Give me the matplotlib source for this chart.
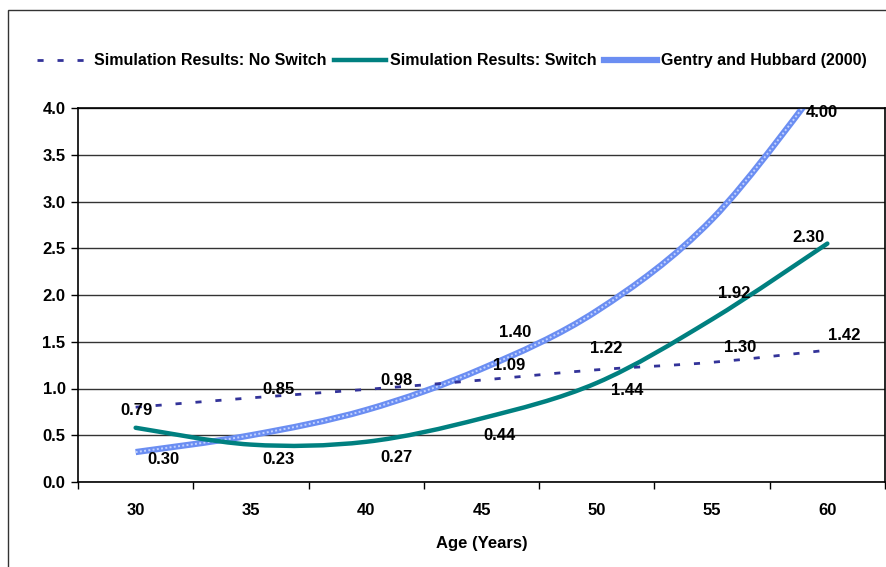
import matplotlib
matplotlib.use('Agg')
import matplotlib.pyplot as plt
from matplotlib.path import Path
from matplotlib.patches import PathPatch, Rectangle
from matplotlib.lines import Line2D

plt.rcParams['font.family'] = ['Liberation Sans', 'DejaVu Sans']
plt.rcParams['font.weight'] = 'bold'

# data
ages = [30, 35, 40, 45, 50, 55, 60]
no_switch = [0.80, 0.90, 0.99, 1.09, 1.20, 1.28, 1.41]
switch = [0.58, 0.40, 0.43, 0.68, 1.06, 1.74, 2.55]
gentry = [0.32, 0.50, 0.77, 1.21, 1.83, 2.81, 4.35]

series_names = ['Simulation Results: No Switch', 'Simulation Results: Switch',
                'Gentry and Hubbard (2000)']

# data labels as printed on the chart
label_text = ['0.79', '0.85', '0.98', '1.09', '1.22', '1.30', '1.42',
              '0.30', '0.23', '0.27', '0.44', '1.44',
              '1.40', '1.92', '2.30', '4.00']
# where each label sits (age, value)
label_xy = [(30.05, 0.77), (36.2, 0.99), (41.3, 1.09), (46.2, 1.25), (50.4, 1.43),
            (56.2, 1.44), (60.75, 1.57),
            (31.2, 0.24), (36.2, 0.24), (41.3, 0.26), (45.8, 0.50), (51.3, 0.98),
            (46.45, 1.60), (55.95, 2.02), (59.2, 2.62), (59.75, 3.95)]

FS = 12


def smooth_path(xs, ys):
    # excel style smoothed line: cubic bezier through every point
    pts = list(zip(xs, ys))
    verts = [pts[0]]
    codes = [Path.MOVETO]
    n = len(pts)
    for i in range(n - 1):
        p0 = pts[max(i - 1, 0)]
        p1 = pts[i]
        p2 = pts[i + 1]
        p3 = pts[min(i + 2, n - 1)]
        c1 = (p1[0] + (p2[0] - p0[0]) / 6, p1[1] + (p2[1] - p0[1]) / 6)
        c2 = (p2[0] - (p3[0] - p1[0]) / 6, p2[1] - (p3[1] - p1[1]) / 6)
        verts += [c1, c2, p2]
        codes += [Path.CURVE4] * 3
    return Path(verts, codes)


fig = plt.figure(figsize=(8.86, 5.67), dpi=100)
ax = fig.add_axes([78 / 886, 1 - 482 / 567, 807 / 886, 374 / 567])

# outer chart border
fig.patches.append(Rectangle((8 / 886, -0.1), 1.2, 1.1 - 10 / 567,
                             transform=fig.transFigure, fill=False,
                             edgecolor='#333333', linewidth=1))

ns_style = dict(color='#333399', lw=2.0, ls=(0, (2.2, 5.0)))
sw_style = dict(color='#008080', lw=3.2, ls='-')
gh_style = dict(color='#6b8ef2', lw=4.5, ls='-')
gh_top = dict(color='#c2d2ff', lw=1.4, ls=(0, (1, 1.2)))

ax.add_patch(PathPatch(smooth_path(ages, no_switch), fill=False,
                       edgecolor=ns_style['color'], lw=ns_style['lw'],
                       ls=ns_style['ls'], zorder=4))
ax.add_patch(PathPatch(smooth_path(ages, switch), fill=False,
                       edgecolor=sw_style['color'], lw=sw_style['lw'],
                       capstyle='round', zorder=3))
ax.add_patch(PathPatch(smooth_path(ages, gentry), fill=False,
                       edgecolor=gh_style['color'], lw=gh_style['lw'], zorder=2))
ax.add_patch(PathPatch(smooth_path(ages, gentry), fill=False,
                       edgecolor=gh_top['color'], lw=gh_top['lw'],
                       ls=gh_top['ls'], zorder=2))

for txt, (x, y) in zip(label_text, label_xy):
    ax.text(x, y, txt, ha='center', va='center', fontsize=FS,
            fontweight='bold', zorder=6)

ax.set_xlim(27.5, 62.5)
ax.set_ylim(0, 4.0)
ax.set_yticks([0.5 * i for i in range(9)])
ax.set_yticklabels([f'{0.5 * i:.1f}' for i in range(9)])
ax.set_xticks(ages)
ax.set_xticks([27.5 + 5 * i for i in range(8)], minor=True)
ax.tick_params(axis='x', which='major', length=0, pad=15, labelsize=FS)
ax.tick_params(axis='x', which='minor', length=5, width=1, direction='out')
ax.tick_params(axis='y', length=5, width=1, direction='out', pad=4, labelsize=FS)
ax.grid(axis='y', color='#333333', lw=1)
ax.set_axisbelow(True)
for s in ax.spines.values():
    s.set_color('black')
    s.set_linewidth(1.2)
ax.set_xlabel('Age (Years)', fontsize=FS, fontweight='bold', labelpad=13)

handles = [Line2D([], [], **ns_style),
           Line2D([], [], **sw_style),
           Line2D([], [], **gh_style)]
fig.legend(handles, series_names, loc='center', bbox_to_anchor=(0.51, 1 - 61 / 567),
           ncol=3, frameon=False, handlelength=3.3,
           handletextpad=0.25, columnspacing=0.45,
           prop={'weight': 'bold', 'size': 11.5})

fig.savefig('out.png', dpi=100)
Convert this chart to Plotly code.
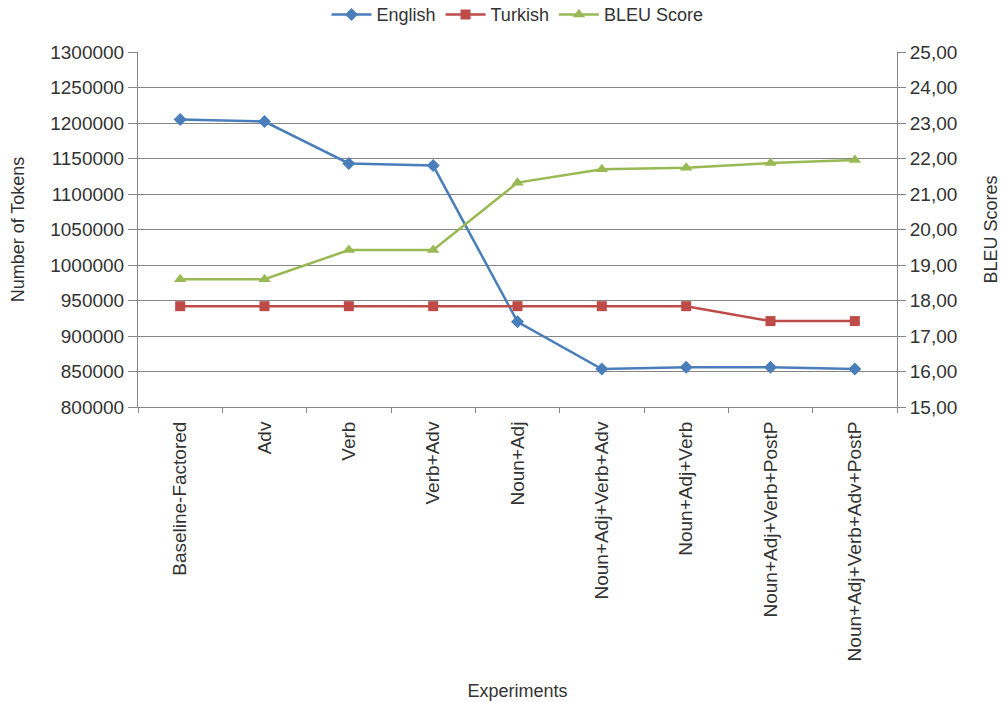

* * *

* _AIM_
Quote the preceding listing precisely and completely, omitting its images.

* _OUTPUT FOR THIS EXERCISE_
Give me the matplotlib source for this chart.
import matplotlib
matplotlib.use('Agg')
import matplotlib.pyplot as plt
from matplotlib.path import Path
from matplotlib.patches import PathPatch, Rectangle
from matplotlib.lines import Line2D

plt.rcParams['font.family'] = ['Liberation Sans', 'DejaVu Sans']
plt.rcParams['font.weight'] = 'bold'

# data
ages = [30, 35, 40, 45, 50, 55, 60]
no_switch = [0.80, 0.90, 0.99, 1.09, 1.20, 1.28, 1.41]
switch = [0.58, 0.40, 0.43, 0.68, 1.06, 1.74, 2.55]
gentry = [0.32, 0.50, 0.77, 1.21, 1.83, 2.81, 4.35]

series_names = ['Simulation Results: No Switch', 'Simulation Results: Switch',
                'Gentry and Hubbard (2000)']

# data labels as printed on the chart
label_text = ['0.79', '0.85', '0.98', '1.09', '1.22', '1.30', '1.42',
              '0.30', '0.23', '0.27', '0.44', '1.44',
              '1.40', '1.92', '2.30', '4.00']
# where each label sits (age, value)
label_xy = [(30.05, 0.77), (36.2, 0.99), (41.3, 1.09), (46.2, 1.25), (50.4, 1.43),
            (56.2, 1.44), (60.75, 1.57),
            (31.2, 0.24), (36.2, 0.24), (41.3, 0.26), (45.8, 0.50), (51.3, 0.98),
            (46.45, 1.60), (55.95, 2.02), (59.2, 2.62), (59.75, 3.95)]

FS = 12


def smooth_path(xs, ys):
    # excel style smoothed line: cubic bezier through every point
    pts = list(zip(xs, ys))
    verts = [pts[0]]
    codes = [Path.MOVETO]
    n = len(pts)
    for i in range(n - 1):
        p0 = pts[max(i - 1, 0)]
        p1 = pts[i]
        p2 = pts[i + 1]
        p3 = pts[min(i + 2, n - 1)]
        c1 = (p1[0] + (p2[0] - p0[0]) / 6, p1[1] + (p2[1] - p0[1]) / 6)
        c2 = (p2[0] - (p3[0] - p1[0]) / 6, p2[1] - (p3[1] - p1[1]) / 6)
        verts += [c1, c2, p2]
        codes += [Path.CURVE4] * 3
    return Path(verts, codes)


fig = plt.figure(figsize=(8.86, 5.67), dpi=100)
ax = fig.add_axes([78 / 886, 1 - 482 / 567, 807 / 886, 374 / 567])

# outer chart border
fig.patches.append(Rectangle((8 / 886, -0.1), 1.2, 1.1 - 10 / 567,
                             transform=fig.transFigure, fill=False,
                             edgecolor='#333333', linewidth=1))

ns_style = dict(color='#333399', lw=2.0, ls=(0, (2.2, 5.0)))
sw_style = dict(color='#008080', lw=3.2, ls='-')
gh_style = dict(color='#6b8ef2', lw=4.5, ls='-')
gh_top = dict(color='#c2d2ff', lw=1.4, ls=(0, (1, 1.2)))

ax.add_patch(PathPatch(smooth_path(ages, no_switch), fill=False,
                       edgecolor=ns_style['color'], lw=ns_style['lw'],
                       ls=ns_style['ls'], zorder=4))
ax.add_patch(PathPatch(smooth_path(ages, switch), fill=False,
                       edgecolor=sw_style['color'], lw=sw_style['lw'],
                       capstyle='round', zorder=3))
ax.add_patch(PathPatch(smooth_path(ages, gentry), fill=False,
                       edgecolor=gh_style['color'], lw=gh_style['lw'], zorder=2))
ax.add_patch(PathPatch(smooth_path(ages, gentry), fill=False,
                       edgecolor=gh_top['color'], lw=gh_top['lw'],
                       ls=gh_top['ls'], zorder=2))

for txt, (x, y) in zip(label_text, label_xy):
    ax.text(x, y, txt, ha='center', va='center', fontsize=FS,
            fontweight='bold', zorder=6)

ax.set_xlim(27.5, 62.5)
ax.set_ylim(0, 4.0)
ax.set_yticks([0.5 * i for i in range(9)])
ax.set_yticklabels([f'{0.5 * i:.1f}' for i in range(9)])
ax.set_xticks(ages)
ax.set_xticks([27.5 + 5 * i for i in range(8)], minor=True)
ax.tick_params(axis='x', which='major', length=0, pad=15, labelsize=FS)
ax.tick_params(axis='x', which='minor', length=5, width=1, direction='out')
ax.tick_params(axis='y', length=5, width=1, direction='out', pad=4, labelsize=FS)
ax.grid(axis='y', color='#333333', lw=1)
ax.set_axisbelow(True)
for s in ax.spines.values():
    s.set_color('black')
    s.set_linewidth(1.2)
ax.set_xlabel('Age (Years)', fontsize=FS, fontweight='bold', labelpad=13)

handles = [Line2D([], [], **ns_style),
           Line2D([], [], **sw_style),
           Line2D([], [], **gh_style)]
fig.legend(handles, series_names, loc='center', bbox_to_anchor=(0.51, 1 - 61 / 567),
           ncol=3, frameon=False, handlelength=3.3,
           handletextpad=0.25, columnspacing=0.45,
           prop={'weight': 'bold', 'size': 11.5})

fig.savefig('out.png', dpi=100)
Convert this chart to Plotly code.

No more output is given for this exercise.